___ Supplied information
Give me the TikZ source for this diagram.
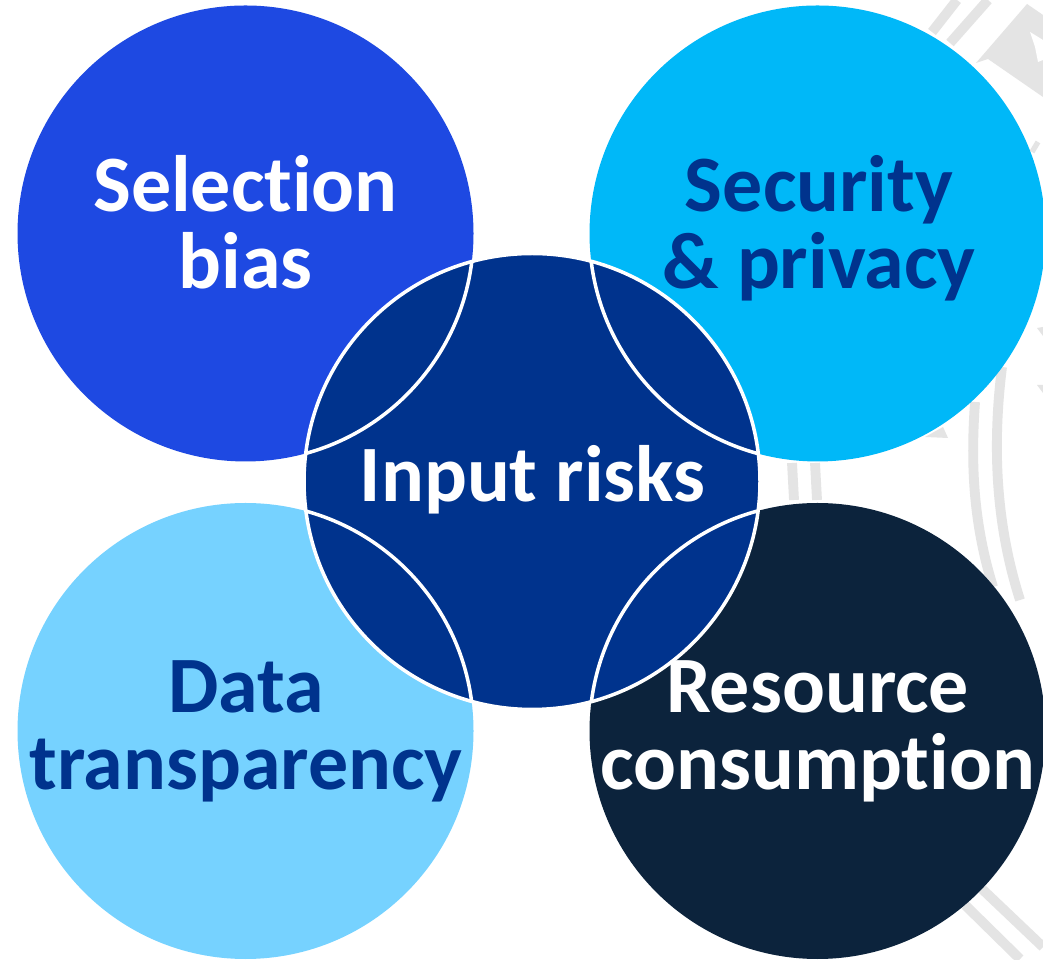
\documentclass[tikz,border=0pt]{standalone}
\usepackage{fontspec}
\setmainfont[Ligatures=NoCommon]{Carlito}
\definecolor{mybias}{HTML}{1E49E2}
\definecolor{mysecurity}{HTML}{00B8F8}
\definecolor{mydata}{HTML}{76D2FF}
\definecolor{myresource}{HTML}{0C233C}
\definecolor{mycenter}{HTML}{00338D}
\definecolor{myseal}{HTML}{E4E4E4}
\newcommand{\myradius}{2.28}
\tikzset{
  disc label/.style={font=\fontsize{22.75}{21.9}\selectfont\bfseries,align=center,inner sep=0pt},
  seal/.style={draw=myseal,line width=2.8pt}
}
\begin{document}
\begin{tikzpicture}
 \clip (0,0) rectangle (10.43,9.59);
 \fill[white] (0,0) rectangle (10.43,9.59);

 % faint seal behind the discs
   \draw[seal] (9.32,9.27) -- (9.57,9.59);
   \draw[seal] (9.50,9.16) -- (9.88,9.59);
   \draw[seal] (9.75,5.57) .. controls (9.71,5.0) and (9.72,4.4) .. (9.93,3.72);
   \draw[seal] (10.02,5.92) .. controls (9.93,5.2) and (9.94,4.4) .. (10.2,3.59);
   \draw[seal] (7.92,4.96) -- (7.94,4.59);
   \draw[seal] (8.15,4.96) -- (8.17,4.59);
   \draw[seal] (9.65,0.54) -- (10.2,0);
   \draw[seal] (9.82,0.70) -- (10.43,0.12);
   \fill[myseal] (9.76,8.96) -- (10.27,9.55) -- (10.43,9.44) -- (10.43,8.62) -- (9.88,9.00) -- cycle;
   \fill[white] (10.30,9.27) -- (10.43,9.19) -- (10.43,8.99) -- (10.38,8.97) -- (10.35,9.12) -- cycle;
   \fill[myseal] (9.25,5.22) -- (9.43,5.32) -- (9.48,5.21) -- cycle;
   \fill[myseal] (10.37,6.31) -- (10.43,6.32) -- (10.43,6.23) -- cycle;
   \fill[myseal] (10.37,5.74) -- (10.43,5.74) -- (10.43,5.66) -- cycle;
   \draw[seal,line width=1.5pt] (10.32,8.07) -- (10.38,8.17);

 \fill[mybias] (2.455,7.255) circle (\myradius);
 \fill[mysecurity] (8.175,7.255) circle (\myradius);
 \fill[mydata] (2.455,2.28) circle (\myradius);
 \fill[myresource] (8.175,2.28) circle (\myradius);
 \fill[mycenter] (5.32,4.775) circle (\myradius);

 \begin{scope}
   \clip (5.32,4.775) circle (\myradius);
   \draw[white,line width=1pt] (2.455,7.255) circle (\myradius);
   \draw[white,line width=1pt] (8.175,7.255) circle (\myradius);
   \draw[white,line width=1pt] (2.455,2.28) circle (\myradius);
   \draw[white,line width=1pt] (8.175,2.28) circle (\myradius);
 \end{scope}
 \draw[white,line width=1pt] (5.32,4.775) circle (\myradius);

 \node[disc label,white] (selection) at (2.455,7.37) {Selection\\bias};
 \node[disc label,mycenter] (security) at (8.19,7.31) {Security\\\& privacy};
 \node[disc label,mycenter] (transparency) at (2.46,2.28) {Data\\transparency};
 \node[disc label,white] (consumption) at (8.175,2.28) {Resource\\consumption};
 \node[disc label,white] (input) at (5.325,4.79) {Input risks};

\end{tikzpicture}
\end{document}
______
### Required task
Print each line of the material above exactly, with the pictures removed from your copy.

### Task solution
Give me the TikZ source for this diagram.
\documentclass[tikz,border=0pt]{standalone}
\usepackage{fontspec}
\setmainfont[Ligatures=NoCommon]{Carlito}
\definecolor{mybias}{HTML}{1E49E2}
\definecolor{mysecurity}{HTML}{00B8F8}
\definecolor{mydata}{HTML}{76D2FF}
\definecolor{myresource}{HTML}{0C233C}
\definecolor{mycenter}{HTML}{00338D}
\definecolor{myseal}{HTML}{E4E4E4}
\newcommand{\myradius}{2.28}
\tikzset{
  disc label/.style={font=\fontsize{22.75}{21.9}\selectfont\bfseries,align=center,inner sep=0pt},
  seal/.style={draw=myseal,line width=2.8pt}
}
\begin{document}
\begin{tikzpicture}
 \clip (0,0) rectangle (10.43,9.59);
 \fill[white] (0,0) rectangle (10.43,9.59);

 % faint seal behind the discs
   \draw[seal] (9.32,9.27) -- (9.57,9.59);
   \draw[seal] (9.50,9.16) -- (9.88,9.59);
   \draw[seal] (9.75,5.57) .. controls (9.71,5.0) and (9.72,4.4) .. (9.93,3.72);
   \draw[seal] (10.02,5.92) .. controls (9.93,5.2) and (9.94,4.4) .. (10.2,3.59);
   \draw[seal] (7.92,4.96) -- (7.94,4.59);
   \draw[seal] (8.15,4.96) -- (8.17,4.59);
   \draw[seal] (9.65,0.54) -- (10.2,0);
   \draw[seal] (9.82,0.70) -- (10.43,0.12);
   \fill[myseal] (9.76,8.96) -- (10.27,9.55) -- (10.43,9.44) -- (10.43,8.62) -- (9.88,9.00) -- cycle;
   \fill[white] (10.30,9.27) -- (10.43,9.19) -- (10.43,8.99) -- (10.38,8.97) -- (10.35,9.12) -- cycle;
   \fill[myseal] (9.25,5.22) -- (9.43,5.32) -- (9.48,5.21) -- cycle;
   \fill[myseal] (10.37,6.31) -- (10.43,6.32) -- (10.43,6.23) -- cycle;
   \fill[myseal] (10.37,5.74) -- (10.43,5.74) -- (10.43,5.66) -- cycle;
   \draw[seal,line width=1.5pt] (10.32,8.07) -- (10.38,8.17);

 \fill[mybias] (2.455,7.255) circle (\myradius);
 \fill[mysecurity] (8.175,7.255) circle (\myradius);
 \fill[mydata] (2.455,2.28) circle (\myradius);
 \fill[myresource] (8.175,2.28) circle (\myradius);
 \fill[mycenter] (5.32,4.775) circle (\myradius);

 \begin{scope}
   \clip (5.32,4.775) circle (\myradius);
   \draw[white,line width=1pt] (2.455,7.255) circle (\myradius);
   \draw[white,line width=1pt] (8.175,7.255) circle (\myradius);
   \draw[white,line width=1pt] (2.455,2.28) circle (\myradius);
   \draw[white,line width=1pt] (8.175,2.28) circle (\myradius);
 \end{scope}
 \draw[white,line width=1pt] (5.32,4.775) circle (\myradius);

 \node[disc label,white] (selection) at (2.455,7.37) {Selection\\bias};
 \node[disc label,mycenter] (security) at (8.19,7.31) {Security\\\& privacy};
 \node[disc label,mycenter] (transparency) at (2.46,2.28) {Data\\transparency};
 \node[disc label,white] (consumption) at (8.175,2.28) {Resource\\consumption};
 \node[disc label,white] (input) at (5.325,4.79) {Input risks};

\end{tikzpicture}
\end{document}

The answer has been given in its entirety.